Quote 4
Dear Nettie,
I don’t write to God no more. I write to you.
What happen to God? ast Shug.
Who that? I say.
She look at me serious.
Big a devil as you is, I say, you not worried bout no God, surely.
She say, Wait a minute. Hold on just a minute here. Just because I don’t harass it like some peoples us know don’t mean I ain’t got religion.
What God do for me? I ast.
She say, Celie! Like she shock. He gave you life, good health, and a good woman that love you to death.
Yeah, I say, and he give me a lunched daddy, a crazy mama, a lowdown dog of a step pa and a sister I probably won’t ever see again. Anyhow, I ay, the God I been praying and writing to is a man. And act just like all the other mens I know. Trifling, forgetful and lowdown.
She say, Miss Celie, You better hush. God might hear you. Let ‘im hear me, I say. If he ever listened to poor colored women the world would be a different place, I can tell you. (73.1-12)
Celie directs her anger about her life not at the people who have harmed her, but at God. In her mind, God has ignored her, and therefore she will ignore him. Also, Celie sees God as a man, and men have never been good to her in her entire life.
Quote 5
Then she [Shug] tell me this old white man is the same God she used to see when she prayed. If you wait to find God in church, Celie, she say, that’s who is bound to show up, cause that’s where he live.
How come? I ast.
Cause that’s the one that’s in the white folks’ white bible.
Shug! I say. God wrote the bible, white folks had nothing to do with it.
How come he look just like them, then? She say. Only bigger? And a heap more hair. How come the bible just like everything else they make, all about them doing one thing and another, and all the colored folks doing is gitting cursed?
I never thought about that.
Nettie say somewhere in the bible it say Jesus’ hair was like lamb’s wool, I say.
Well, say Shug, if he came to any of these churches we talking bout he’d have to have it conked before anybody paid him any attention. The last thing n*****s want to think about they God is that his hair kinky.
That’s the truth, I say.
Ain’t no way to read the bible and not think God white, she say. Then she sigh. When I found out I thought God was white, and a man, I lost interest. You mad cause he don’t seem to listen to your prayers. Humph! Do the mayor listen to anything colored say? (73.28;35-44)

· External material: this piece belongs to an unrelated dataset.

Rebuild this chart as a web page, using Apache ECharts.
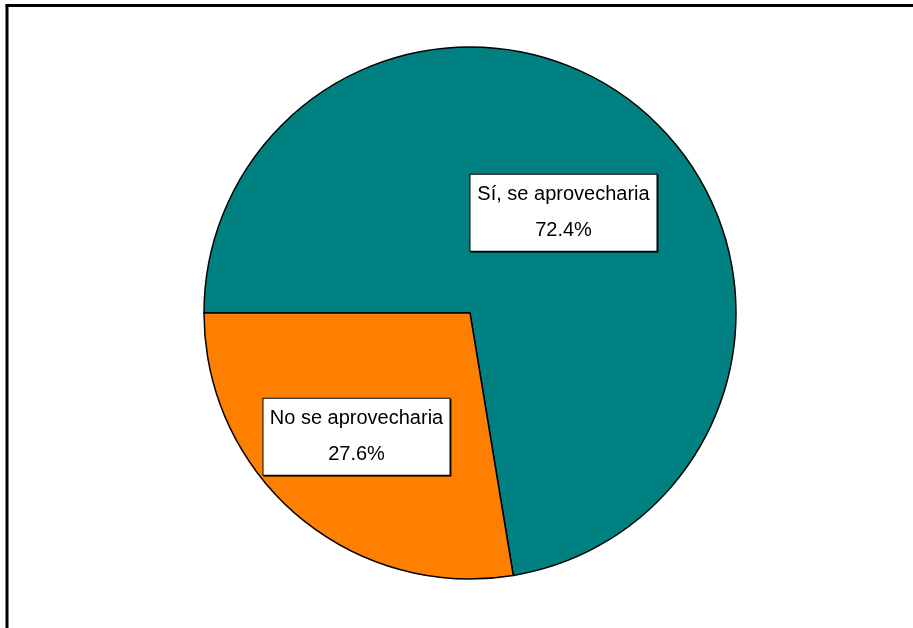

Shug points out that the reason Celia has lost her faith in God is because she has the wrong idea about God—she believes that God is a white man who treats her just like white men do, like she’s trash, like she’s beneath him. Shug, though she believes in God, sees the bible and organized religion as just another way for white society to oppress blacks.
She seem like a right sweet little thing, I say to Sofia.
Who is? She frown.
The little girl, I say. What they call her, Eleanor Jane?
Yeah, say Sofia, with a real puzzle look on her face, I wonder why she was ever born.
Well, I say, us don’t have to wonder that bout darkies. (43.21-25)
Sofia and Celie joke about the differences between white folks and black folks. Sofia, because she’s been a victim of racism and racial violence, is puzzled that a white child can be nice.